А то, что еще осталось от этой обреченной красоты, потрясает мой ум. Но это потрясение – от восторга.
Солнце показывает не все сразу: какое восхитительное зрелище! Но какое таинственное!
На этих лицах, таких простых в своем величии, сосредоточено все мое внимание. Я бы хотел понять сию же минуту, но чувствую, что для этого надо глубоко изменить самого себя, приобрести больше энергии, больше твердости, подчинить себя строгой дисциплине. Довольно трудно!.. Я устремляюсь к чуду, чтобы объять его, постичь. Но эта горячность ему противна. Оно требует спокойствия, сдержанности – одним словом, силы, само будучи силой. – И я понимаю урок. Ухожу; но я еще вернусь. По крайней мере, я уношу возвышенный образ собора, который мало-помалу перестанет изумлять меня, позволит себя понять.
Надо, чтобы сильные чувства укоренялись неспешно, урезонивали себя и постепенно становились неотъемлемой частью жизни нашего чувства и нашего рассудка. Большим деревьям, чтобы разрастись, тоже надо много времени. А эта архитектура, эта скульптура как раз сравнимы с деревьями, чью жизнь под открытым небом они разделяют.
Завтра, быть может позже когда-нибудь, среди художнических забот ко мне вдруг вернется воспоминание о моей каменной подруге, Богоматери Манской, и мое сердце и ум встрепенутся, и меня озарит этим светом, который здесь, вблизи, слишком ослепляет и не позволяет насладиться собой.
Но какое глубокое и дивное волнение, когда я наконец во внезапном наитии вижу, понимаю и чувствую шедевр! Единственный взгляд, щедро одаренный красотой, порядком, радостью! Неисчислимое множество ощущений зараз!
И это приобретенное однажды впечатление я храню: воодушевление на завтра, навсегда; вечное чудо.
Но велика и усталость.
Хоть бы мое усилие не пропало для других! Пусть унаследуют мое восхищение!
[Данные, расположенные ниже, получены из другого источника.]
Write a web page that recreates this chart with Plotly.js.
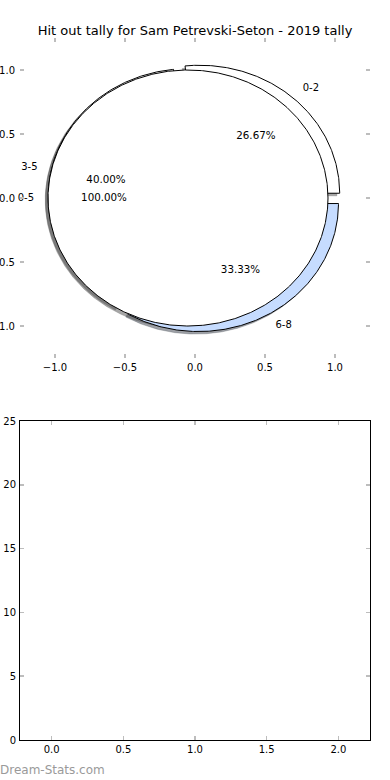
<!DOCTYPE html>
<html>
<head>
<meta charset="utf-8">
<script src="https://cdn.plot.ly/plotly-3.0.1.min.js"></script>
<style>
  html, body { margin: 0; padding: 0; background: #ffffff; }
  #chart { width: 390px; height: 780px; }
</style>
</head>
<body>
<div id="chart"></div>
<script>
// ---------- data ----------
const chartTitle = 'Hit out tally for Sam Petrevski-Seton - 2019 tally';
const tallyLabels = ['0-2', '3-5', '6-8'];
const tallyValues = [4, 6, 5];
const totalLabels = ['0-5'];
const totalValues = [15];
const pieTicks = [-1.0, -0.5, 0.0, 0.5, 1.0];
const emptyCategories = [];
const emptyValues = [];
const barXTicks = [0.0, 0.5, 1.0, 1.5, 2.0];
const barYTicks = [0, 5, 10, 15, 20, 25];
const watermark = 'Dream-Stats.com';

// ---------- style ----------
const tallyColors = ['#ffffff', '#ffffff', '#c6dcff'];
const totalColors = ['#ffffff'];
const explode = 0.05;
const shadowOffset = [-0.02, -0.02];
const labelDist = 1.1;
const pctDist = 0.6;
const FONT = 'DejaVu Sans, sans-serif';

function shade(hex) {
  const r = parseInt(hex.slice(1, 3), 16), g = parseInt(hex.slice(3, 5), 16), b = parseInt(hex.slice(5, 7), 16);
  return 'rgba(' + Math.round(r * 0.3) + ',' + Math.round(g * 0.3) + ',' + Math.round(b * 0.3) + ',0.5)';
}

// build matplotlib-style wedges (startangle 0, counter-clockwise, exploded)
function buildPie(labels, values, colors) {
  const total = values.reduce((a, b) => a + b, 0);
  let cum = 0;
  return values.map((v, i) => {
    const t1 = 2 * Math.PI * cum / total;
    const t2 = 2 * Math.PI * (cum + v) / total;
    cum += v;
    const tm = (t1 + t2) / 2;
    const cx = explode * Math.cos(tm), cy = explode * Math.sin(tm);
    const full = Math.abs(v - total) < 1e-12;
    const xs = [], ys = [];
    if (!full) { xs.push(cx); ys.push(cy); }
    const n = Math.max(8, Math.ceil((t2 - t1) / (Math.PI / 360)));
    for (let k = 0; k <= n; k++) {
      const t = t1 + (t2 - t1) * k / n;
      xs.push(cx + Math.cos(t));
      ys.push(cy + Math.sin(t));
    }
    if (!full) { xs.push(cx); ys.push(cy); }
    return {
      label: labels[i], pct: (100 * v / total).toFixed(2) + '%', color: colors[i],
      xs, ys, cx, cy, tm
    };
  });
}

const pieA = buildPie(tallyLabels, tallyValues, tallyColors);
const pieB = buildPie(totalLabels, totalValues, totalColors);
const allWedges = pieA.concat(pieB);

const traces = [];
// shadows beneath all wedges
allWedges.forEach(w => {
  traces.push({
    type: 'scatter', mode: 'lines', xaxis: 'x', yaxis: 'y',
    x: w.xs.map(v => v + shadowOffset[0]), y: w.ys.map(v => v + shadowOffset[1]),
    fill: 'toself', fillcolor: shade(w.color),
    line: { width: 0.5, color: shade(w.color) },
    hoverinfo: 'skip', showlegend: false
  });
});
// wedges
allWedges.forEach(w => {
  traces.push({
    type: 'scatter', mode: 'lines', xaxis: 'x', yaxis: 'y',
    x: w.xs, y: w.ys, fill: 'toself', fillcolor: w.color,
    line: { width: 1, color: '#000000' },
    hoverinfo: 'skip', showlegend: false
  });
});
// labels
const txtFont = { family: FONT, size: 10, color: '#000000' };
allWedges.forEach(w => {
  const lx = w.cx + labelDist * Math.cos(w.tm);
  const ly = w.cy + labelDist * Math.sin(w.tm);
  traces.push({
    type: 'scatter', mode: 'text', xaxis: 'x', yaxis: 'y', cliponaxis: false,
    x: [lx], y: [ly], text: [w.label],
    textposition: lx > 0 ? 'middle right' : 'middle left',
    textfont: txtFont, hoverinfo: 'skip', showlegend: false
  });
  traces.push({
    type: 'scatter', mode: 'text', xaxis: 'x', yaxis: 'y', cliponaxis: false,
    x: [w.cx + pctDist * Math.cos(w.tm)], y: [w.cy + pctDist * Math.sin(w.tm)],
    text: [w.pct], textposition: 'middle center',
    textfont: { family: FONT, size: 10.3, color: '#000000' },
    hoverinfo: 'skip', showlegend: false
  });
});
// empty lower panel
traces.push({
  type: 'bar', xaxis: 'x2', yaxis: 'y2',
  x: emptyCategories, y: emptyValues, showlegend: false
});

const W = 390, H = 780;
const tickStyle = {
  ticks: 'inside', ticklen: 4, tickwidth: 1.5, tickcolor: '#bdbdbd',
  showgrid: false, zeroline: false, fixedrange: true,
  tickfont: { family: FONT, size: 10, color: '#000000' }
};

const layout = {
  width: W, height: H,
  margin: { l: 0, r: 0, t: 0, b: 0 },
  paper_bgcolor: '#ffffff', plot_bgcolor: '#ffffff',
  showlegend: false,
  title: {
    text: chartTitle, x: 0.5, xanchor: 'center',
    y: 1 - 30 / H, yanchor: 'middle',
    font: { family: FONT, size: 13, color: '#000000' }
  },
  xaxis: Object.assign({}, tickStyle, {
    domain: [20 / W, 370 / W], anchor: 'y', range: [-1.25, 1.25],
    tickvals: pieTicks, tickformat: '.1f',
    showline: true, linecolor: 'rgba(0,0,0,0)', mirror: 'ticks'
  }),
  yaxis: Object.assign({}, tickStyle, {
    domain: [1 - 358 / H, 1 - 38 / H], anchor: 'x', range: [-1.25, 1.25],
    tickvals: pieTicks, tickformat: '.1f', ticklabelstandoff: 2,
    showline: true, linecolor: 'rgba(0,0,0,0)', mirror: 'ticks'
  }),
  xaxis2: Object.assign({}, tickStyle, {
    domain: [20 / W, 370 / W], anchor: 'y2', range: [-0.221, 2.221],
    tickvals: barXTicks, tickformat: '.1f',
    showline: true, linecolor: '#000000', linewidth: 1, mirror: 'ticks'
  }),
  yaxis2: Object.assign({}, tickStyle, {
    domain: [1 - 740 / H, 1 - 421 / H], anchor: 'x2', range: [0, 25],
    tickvals: barYTicks, ticklabelstandoff: 1,
    showline: true, linecolor: '#000000', linewidth: 1, mirror: 'ticks'
  }),
  annotations: [{
    text: watermark, xref: 'paper', yref: 'paper',
    x: 0, y: 1 - 770 / H, xanchor: 'left', yanchor: 'middle', xshift: -2,
    showarrow: false, font: { family: FONT, size: 12, color: '#9a9a9a' }
  }]
};

Plotly.newPlot('chart', traces, layout, { displayModeBar: false, staticPlot: true });
</script>
</body>
</html>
Я медленно приближаюсь; уже чувствуется буйный ветер, всегда овевающий соборы: дуновение Святого Духа… А потом много раз перехожу с места на место, не теряя из виду подробности церкви. Остановки на пути любви. Вид меняется, но никогда во вред красоте. Свет и тень свободно, сильно играют на арках – очерченных так легко, так благородно!